Does Meta accept pre-hashed fields from any source, or do I need to sign the hash?
Meta accepts the raw SHA-256 hex digest. No signing. No HMAC. The hash itself is the identifier. Meta computes the same hash from their hash-on-file PII to match.
What about GDPR? Is hashed PII still personal data?
Yes, under GDPR hashed PII is pseudonymous data, not anonymous. The hash can be used to identify a person indirectly (via Meta's hash-on-file). You still need a lawful basis to transmit it for ad purposes, which for marketing is typically consent. The CAPI and Klaviyo consent post covers the consent gate pattern.
Should I hash fbp and fbc cookies?
No. They are already opaque identifiers. Hashing them produces a value that will never match Meta's records. Pass them through raw.
How do I verify the hash is correct without logging raw input?
Use Meta's Test Events tool with a test_event_code and a test account whose email you control. Fire the event, check Events Manager to see if Meta matched the event to the test user. If it matches, your hash is correct. No need to log raw values at any point.
Does a missing hashed field hurt more than a wrong hashed field?
Yes. A missing field (undefined) is neutral. A present-but-wrong hashed field (wrong normalization) counts as a match attempt that failed, which actively lowers match quality.

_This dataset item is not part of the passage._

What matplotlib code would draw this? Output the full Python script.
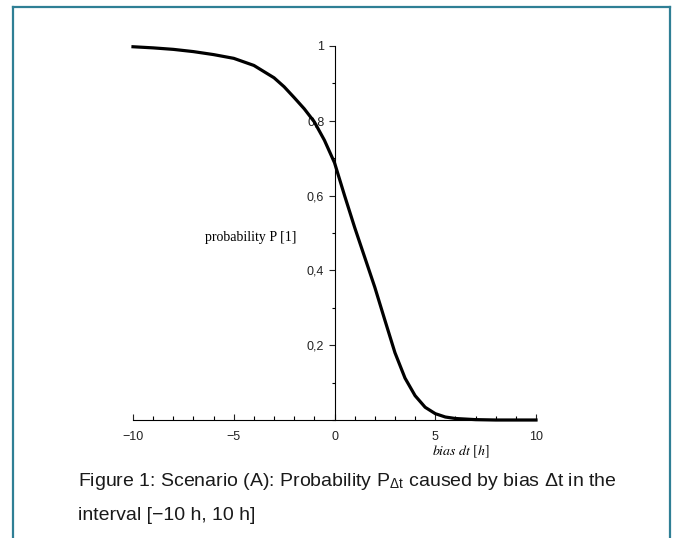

If you cannot normalize a field correctly for a given input, return undefined rather than sending a mangled hash.
Sources and specifics
- Pipeline shape is drawn from the Q2 2024 Shopify DTC rebuild documented in the tracking gap case study.
- Meta's CAPI hashing contract (SHA-256, lowercase, trimmed, E.164, two-letter ISO codes) is published in the Events Manager documentation as of April 2026.
- Log redaction recommendation applies to Datadog, Logflare, Axiom, and most cloud log aggregators; exact syntax differs per provider.
- The single-entry-point pattern is the same discipline used to prevent schema drift in the CAPI payload mismatch postmortem.
- The leak-surface of error-handling paths was the root cause of one observability-PII incident I cleaned up in late 2024; it is the reason the error logging rule is explicit in this post.